Initiatives in the circular economy roadmap include:

  • New legislation on packaging waste, including essential requirements for packaging.
  • Updated rules on batteries and end-of-life vehicles to ensure high recycling rates for electric cars.
  • A revision of laws on hazardous substances in electrical and electronic equipment (RoHS).
  • Revising rules on waste shipments, with a view to boosting trade in waste and secondary materials.
  • Boosting trade in secondary raw materials with regional initiatives aimed at “harmonising national end-of-waste and by-product criteria”. Those could be a first step towards EU-wide criteria.
  • A shift to “safe-by-design chemicals” aimed at substituting substances considered harmful to human health and the environment.
  • Stricter verification and labelling rules to ensure bio-based plastics produce genuine environmental benefits.
  • A “comprehensive EU strategy” for textiles and clothing, aimed at stimulating the market for circular textiles.
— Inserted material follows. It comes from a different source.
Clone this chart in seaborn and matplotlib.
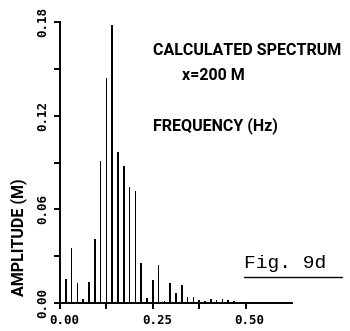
import matplotlib
matplotlib.use("Agg")
import matplotlib.pyplot as plt
import matplotlib.transforms as mtransforms
import pandas as pd
import seaborn as sns

# Spectral line frequencies (Hz) and amplitudes (M)
freq_hz = [0.0156, 0.0313, 0.0469, 0.0625, 0.0781, 0.0938, 0.1094, 0.1250,
           0.1406, 0.1563, 0.1719, 0.1875, 0.2031, 0.2188, 0.2344, 0.2500,
           0.2656, 0.2813, 0.2969, 0.3125, 0.3281, 0.3438, 0.3594, 0.3750,
           0.3906, 0.4063, 0.4219, 0.4375, 0.4531, 0.4688]
amplitude_m = [0.0154, 0.0354, 0.0128, 0.0026, 0.0135, 0.0410, 0.0912, 0.1440,
               0.1780, 0.0970, 0.0880, 0.0740, 0.0720, 0.0254, 0.0030, 0.0147,
               0.0244, 0.0012, 0.0130, 0.0062, 0.0115, 0.0040, 0.0040, 0.0020,
               0.0015, 0.0025, 0.0020, 0.0025, 0.0020, 0.0015]

x_ticks = [0.0, 0.125, 0.25, 0.375, 0.5]
x_tick_labels = ["0.00", "", "0.25", "", "0.50"]
y_ticks = [0.0, 0.03, 0.06, 0.09, 0.12, 0.15, 0.18]
y_tick_labels = ["0.00", "", "0.06", "", "0.12", "", "0.18"]

df = pd.DataFrame({"freq": freq_hz, "amp": amplitude_m})

sns.set_style("ticks")
plt.rcParams.update({"text.color": "black", "axes.labelcolor": "black",
                     "xtick.color": "black", "ytick.color": "black"})

fig = plt.figure(figsize=(3.5, 3.31), dpi=100)
ax = fig.add_axes([60 / 350, 28 / 331, 232 / 350, 281 / 331])

sns.barplot(data=df, x="freq", y="amp", native_scale=True, color="black",
            saturation=1, width=0.28, linewidth=0, errorbar=None, ax=ax)

ax.set_xlim(0, 0.625)
ax.set_ylim(0, 0.18)
sns.despine(ax=ax)
for side in ("left", "bottom"):
    ax.spines[side].set_linewidth(1.4)
    ax.spines[side].set_color("black")

mono = {"family": "DejaVu Sans Mono", "weight": "bold", "size": 9}
ax.set_xticks(x_ticks)
ax.set_xticklabels(x_tick_labels, fontdict=mono)
ax.set_yticks(y_ticks)
ax.set_yticklabels(y_tick_labels, fontdict=mono, rotation=90, va="center")
ax.tick_params(direction="out", length=4, width=1.4, color="black", pad=4)
shift = mtransforms.ScaledTranslation(4 / 100, 0, fig.dpi_scale_trans)
for lbl in ax.get_xticklabels():
    lbl.set_transform(lbl.get_transform() + shift)

ax.set_xlabel("")
label_font = {"family": "Roboto", "weight": "bold", "size": 11.5}
ax.set_ylabel("AMPLITUDE (M)", fontdict=label_font, va="center")
ax.yaxis.set_label_coords(-0.177, 0.235)

ax.text(0.25, 0.1615, "CALCULATED SPECTRUM", fontdict=label_font,
        va="center", ha="left")
ax.text(0.328, 0.146, "x=200 M", fontdict=label_font, va="center", ha="left")
ax.text(0.25, 0.1135, "FREQUENCY (Hz)", fontdict=label_font,
        va="center", ha="left")
ax.text(0.497, 0.0224, "Fig. 9d", family="Liberation Mono", size=14,
        va="baseline", ha="left", clip_on=False)
ax.plot([0.497, 0.761], [0.0167, 0.0167], color="black", lw=1.0,
        clip_on=False)

fig.savefig("out.png", dpi=100)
  • Making drinkable tap water accessible in public places to reduce dependence on bottle water.
  • A “comprehensive strategy for a sustainable built environment” in order to tackle “embodied carbon” in construction products.
  • Eco-design requirements for ICT products and “an EU-wide reward system to return or sell back old mobiles phones,” extend their lifetime and improve their recycling.
  • Promoting circular global value chains in trade discussions, with a “global agreement on plastics” addressing product design and waste management.